I think we can categories the feedback we’ve had from students into two groups, the general group where students tell us that it’s great to be able to re-watch lectures, or to check on things they weren’t sure of. This I think is the biggest amount of feedback we have received, general expressions of gratitude for making this tool available. The second is one which I think is far more important and one we should be striving to make headway on, the students who are less academic than their classmates or those who have recognised difficulties to their study. I get so much pleasure when I’m told:
“Thank you. Just being able to go through things again at my own pace to make sure I truly understand or haven’t misunderstood is so much more helpful than you can realise. I feel like I’ve been put on an even platform with my fellow students.”
So that’s great, but is there any evidence for this positive effect on learning? Well actually yes. In the most basic form, we surveyed our students from a course last semester where recordings were available and asked them outright, has this made a difference to your learning? The results? Well 48% of those who responded said the recordings had greatly enhanced their learning, with 94% reporting some degree of positive impact. They listed; picking up missed points, flexible viewing, reinforcement, refreshment, expanding notes and reflective learning amongst the benefits. One student wrote:
“It was great that I could go back to something I didn’t catch and listen to that part again. That makes me feel way more prepared and more confident for my exam.”
You can’t beat cold, hard facts though and numerically, the exam assessment suggested that the recordings raised the typical lower performance students from satisfactory to good.
Has lecture capture affected attendance?
This is the worry that I hear most often and the reason so many people choose not to have their lectures recorded and made available to students. To be honest it’s a very difficult question to answer. There is so much research out there which suggests that in fact, lecture recording does not impact on lecture attendance but I haven’t carried out any research of my own yet, I am hoping to soon.

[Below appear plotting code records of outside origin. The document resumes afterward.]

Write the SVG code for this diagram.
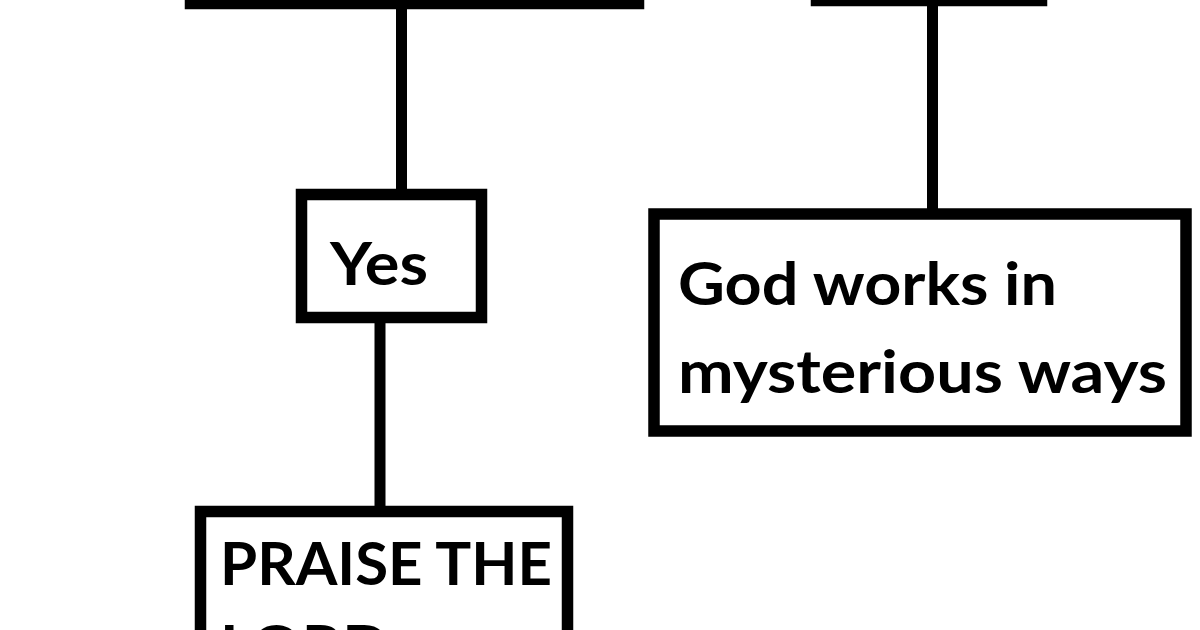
<svg xmlns="http://www.w3.org/2000/svg" width="1200" height="630" viewBox="0 0 1200 630">
<style>
.box{fill:#fff;stroke:#000;stroke-width:11.5}
.conn{stroke:#000;stroke-width:11;fill:none}
.t{font-family:Lato,"Open Sans","Liberation Sans",sans-serif;font-weight:bold;font-size:60px;fill:#000}
</style>
<rect width="1200" height="630" fill="#fff"/>
<g id="connectors">
<line class="conn" x1="401.5" y1="0" x2="401.5" y2="190"/>
<line class="conn" x1="932.5" y1="0" x2="932.5" y2="209"/>
<line class="conn" x1="380" y1="322" x2="380" y2="507"/>
</g>
<g id="top-left"><rect class="box" x="190.5" y="-100" width="448" height="103.5"/></g>
<g id="top-right"><rect class="box" x="816.5" y="-100" width="225" height="100.5"/></g>
<g id="yes">
<rect class="box" x="301.5" y="194.5" width="180" height="123"/>
<text class="t" x="330" y="285" textLength="98" lengthAdjust="spacingAndGlyphs">Yes</text>
</g>
<g id="praise">
<rect class="box" x="200.5" y="511.5" width="367" height="200"/>
<text class="t" x="220" y="585" textLength="332" lengthAdjust="spacingAndGlyphs">PRAISE THE</text>
<text class="t" x="220" y="668" textLength="170" lengthAdjust="spacingAndGlyphs">LORD</text>
</g>
<g id="god">
<rect class="box" x="654" y="214" width="532" height="217"/>
<text class="t" x="678" y="305" textLength="379" lengthAdjust="spacingAndGlyphs">God works in</text>
<text class="t" x="678" y="393" textLength="489" lengthAdjust="spacingAndGlyphs">mysterious ways</text>
</g>
</svg>
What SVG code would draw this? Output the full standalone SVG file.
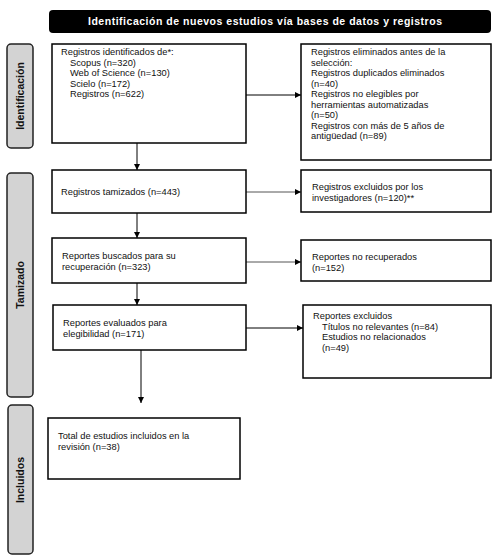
<svg xmlns="http://www.w3.org/2000/svg" width="498" height="558" viewBox="0 0 498 558">
<defs>
<marker id="ah" viewBox="0 0 8 8" refX="8" refY="4" markerWidth="6" markerHeight="6" markerUnits="userSpaceOnUse" orient="auto">
<path d="M0,0 L8,4 L0,8 z" fill="#000"/>
</marker>
<style>
.box{fill:#fff;stroke:#000;stroke-width:1.5}
.side{fill:#d3d3d3;stroke:#222;stroke-width:1.5}
.t{font-family:"Liberation Sans",Arial,sans-serif;font-size:9.3px;fill:#111}
.st{font-family:"Liberation Sans",Arial,sans-serif;font-size:10.5px;font-weight:bold;fill:#111}
.c{fill:none;stroke:#000;stroke-width:1}
.cg{fill:none;stroke:#555;stroke-width:1}
</style>
</defs>
<rect width="498" height="558" fill="#fff"/>
<g id="header">
<rect x="49" y="10" width="442" height="23" rx="4" fill="#000"/>
<text x="265" y="25" text-anchor="middle" font-family="'Liberation Sans',Arial,sans-serif" font-size="10.5" font-weight="bold" fill="#fff" textLength="354" lengthAdjust="spacing">Identificación de nuevos estudios vía bases de datos y registros</text>
</g>
<g id="side-identificacion">
<rect class="side" x="7" y="44" width="26" height="104" rx="4"/>
<text class="st" transform="translate(24,96) rotate(-90)" text-anchor="middle">Identificación</text>
</g>
<g id="side-tamizado">
<rect class="side" x="7" y="173" width="26" height="224" rx="4"/>
<text class="st" transform="translate(24,285) rotate(-90)" text-anchor="middle">Tamizado</text>
</g>
<g id="side-incluidos">
<rect class="side" x="8" y="405" width="25" height="149" rx="4"/>
<text class="st" transform="translate(24,480) rotate(-90)" text-anchor="middle">Incluidos</text>
</g>
<g id="connectors">
<line class="c" x1="246" y1="95" x2="301" y2="95" marker-end="url(#ah)"/>
<line class="c" x1="137" y1="143" x2="137" y2="170" marker-end="url(#ah)"/>
<line class="cg" x1="246" y1="192" x2="301" y2="192" marker-end="url(#ah)"/>
<line class="c" x1="137" y1="213" x2="137" y2="238" marker-end="url(#ah)"/>
<line class="cg" x1="246" y1="262" x2="301" y2="262" marker-end="url(#ah)"/>
<line class="c" x1="137" y1="283" x2="137" y2="305" marker-end="url(#ah)"/>
<line class="c" x1="246" y1="328" x2="303" y2="328" marker-end="url(#ah)"/>
<line class="c" x1="141" y1="350" x2="141" y2="403" marker-end="url(#ah)"/>
</g>
<g id="n-identificados">
<rect class="box" x="52" y="44" width="194" height="99"/>
<text class="t" x="61" y="55">Registros identificados de*:</text>
<text class="t" x="70" y="65.5">Scopus (n=320)</text>
<text class="t" x="70" y="76">Web of Science (n=130)</text>
<text class="t" x="70" y="86.5">Scielo (n=172)</text>
<text class="t" x="70" y="97">Registros (n=622)</text>
</g>
<g id="n-eliminados">
<rect class="box" x="301" y="44" width="190" height="116"/>
<text class="t" x="311" y="55">Registros eliminados antes de la</text>
<text class="t" x="311" y="65.5">selección:</text>
<text class="t" x="311" y="76">Registros duplicados eliminados</text>
<text class="t" x="311" y="86.5">(n=40)</text>
<text class="t" x="311" y="97">Registros no elegibles por</text>
<text class="t" x="311" y="107.5">herramientas automatizadas</text>
<text class="t" x="311" y="118">(n=50)</text>
<text class="t" x="311" y="128.5">Registros con más de 5 años de</text>
<text class="t" x="311" y="139">antigüedad (n=89)</text>
</g>
<g id="n-tamizados">
<rect class="box" x="52" y="170" width="194" height="43"/>
<text class="t" x="61" y="195">Registros tamizados (n=443)</text>
</g>
<g id="n-excluidos-inv">
<rect class="box" x="301" y="170" width="190" height="42"/>
<text class="t" x="312" y="190">Registros excluidos por los</text>
<text class="t" x="312" y="200.5">investigadores (n=120)**</text>
</g>
<g id="n-buscados">
<rect class="box" x="52" y="238" width="194" height="45"/>
<text class="t" x="62" y="259">Reportes buscados para su</text>
<text class="t" x="62" y="269.5">recuperación (n=323)</text>
</g>
<g id="n-no-recuperados">
<rect class="box" x="301" y="240" width="190" height="41"/>
<text class="t" x="312" y="260">Reportes no recuperados</text>
<text class="t" x="312" y="270.5">(n=152)</text>
</g>
<g id="n-evaluados">
<rect class="box" x="53" y="305" width="193" height="45"/>
<text class="t" x="63" y="326">Reportes evaluados para</text>
<text class="t" x="63" y="336.5">elegibilidad (n=171)</text>
</g>
<g id="n-reportes-excluidos">
<rect class="box" x="303" y="305" width="188" height="73"/>
<text class="t" x="313" y="319">Reportes excluidos</text>
<text class="t" x="322" y="329.5">Títulos no relevantes (n=84)</text>
<text class="t" x="322" y="340">Estudios no relacionados</text>
<text class="t" x="322" y="350.5">(n=49)</text>
</g>
<g id="n-incluidos">
<rect class="box" x="48" y="418" width="192" height="61"/>
<text class="t" x="58" y="439">Total de estudios incluidos en la</text>
<text class="t" x="58" y="449.5">revisión (n=38)</text>
</g>
</svg>
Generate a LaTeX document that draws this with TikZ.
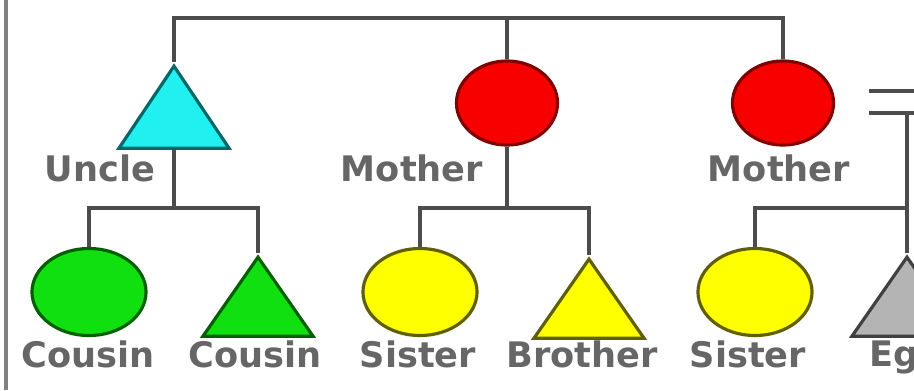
\documentclass[tikz,border=0pt]{standalone}
\usepackage{fontspec}
\setmainfont{DejaVu Sans}
\usetikzlibrary{shapes.geometric}

\definecolor{cyanfill}{HTML}{20F0F0}
\definecolor{cyanline}{HTML}{006868}
\definecolor{redfill}{HTML}{F80000}
\definecolor{redline}{HTML}{800000}
\definecolor{greenfill}{HTML}{10E010}
\definecolor{greenline}{HTML}{006000}
\definecolor{yellowfill}{HTML}{FFFF00}
\definecolor{yellowline}{HTML}{606000}
\definecolor{egofill}{HTML}{B4B4B4}
\definecolor{egoline}{HTML}{404040}

\begin{document}
\begin{tikzpicture}[x=0.01cm, y=-0.01cm,
        line/.style={draw=black!70, line width=0.9pt},
        female/.style={ellipse, draw, line width=0.9pt, inner sep=0pt, minimum width=1.14cm, minimum height=0.87cm},
        male/.style={isosceles triangle, isosceles triangle stretches, shape border rotate=90, draw, line width=0.9pt, inner sep=0pt, minimum width=1.1cm, minimum height=0.79cm, anchor=apex},
        kin/.style={text=black!60, font=\bfseries, inner sep=0pt}]
        \clip (0,0) rectangle (914,390);

        % frame edge
        \draw[gray, line width=1pt] (6,0) -- (6,390);

        % Parents row
        \node[male, fill=cyanfill, draw=cyanline, minimum height=0.82cm] (uncle) at (174,62) {};
        \node[female, fill=redfill, draw=redline, minimum width=1.01cm, minimum height=0.84cm] (mother1) at (507,103) {};
        \node[female, fill=redfill, draw=redline, minimum width=1.01cm, minimum height=0.84cm] (mother2) at (783,103) {};
        \node[kin] (uncle-txt) at (100,168) {Uncle};
        \node[kin] (mother1-txt) at (412,168) {Mother};
        \node[kin] (mother2-txt) at (779,168) {Mother};

        % Children row
        \node[female, fill=greenfill, draw=greenline] (cousin1) at (89,292) {};
        \node[male, fill=greenfill, draw=greenline] (cousin2) at (258,253) {};
        \node[female, fill=yellowfill, draw=yellowline] (sister1) at (420,292) {};
        \node[male, fill=yellowfill, draw=yellowline] (brother) at (589,255) {};
        \node[female, fill=yellowfill, draw=yellowline] (sister2) at (755,292) {};
        \node[male, fill=egofill, draw=egoline] (ego) at (907,253) {};
        \node[kin] (cousin1-txt) at (88,354) {Cousin};
        \node[kin] (cousin2-txt) at (255,354) {Cousin};
        \node[kin] (sister1-txt) at (418,354) {Sister};
        \node[kin] (brother-txt) at (582,354) {Brother};
        \node[kin] (sister2-txt) at (748,354) {Sister};
        \node[kin, anchor=base west] (ego-txt) at (869,366) {Ego};

        % Line levels
        \coordinate (top) at (0,18);
        \coordinate (bar) at (0,208);

        % Descent lines
        \draw[line] (uncle.apex) -- (uncle.apex |- top) -- (mother2.north |- top) -- (mother2.north);
        \draw[line] (mother1.north) -- (mother1.north |- top);
        \draw[line] (uncle.lower side) -- (uncle.lower side |- bar);
        \draw[line] (cousin1.north) -- (cousin1.north |- bar) -- (cousin2.apex |- bar) -- (cousin2.apex);
        \draw[line] (mother1.south) -- (mother1.south |- bar);
        \draw[line] (sister1.north) -- (sister1.north |- bar) -- (brother.apex |- bar) -- (brother.apex);

        % Marriage of the second mother
        \coordinate (wed1) at (869,91);
        \coordinate (wed2) at (869,113);
        \coordinate (spouse1) at (930,91);
        \coordinate (spouse2) at (930,113);
        \draw[line] (wed1) -- (spouse1);
        \draw[line] (wed2) -- (spouse2);
        \draw[line] (ego.apex |- wed2) -- (ego.apex);
        \draw[line] (sister2.north) -- (sister2.north |- bar) -- (ego.apex |- bar);
    \end{tikzpicture}
\end{document}
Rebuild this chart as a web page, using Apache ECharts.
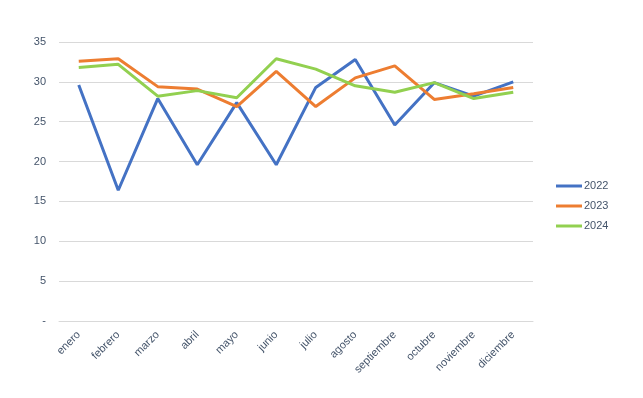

There are so many things to take into consideration that it’s very difficult to even comment on this in regard to recent classes. I know that in our most recent survey, 68% of respondents said that lecture capture had no effect on their attendance with 6% stating it made them more likely to attend. 26% however suggested they were less likely to come if they could watch the lecture elsewhere or another time. This is difficult to use definitively though, as through the survey we also know that timetable clashes made it difficult for some students to get to and from the lecture in time, meaning they often missed the first 20 minutes or last 20 minutes and therefore it was possibly not only easier, but maybe more beneficial for them to watch the lecture online rather than try to get to the school in time for the class.
I guess until I have research data of my own to use I should maybe just ask a question. Is it more important that a student attends a physical classroom or that they find a way to make the learning work for them and stick?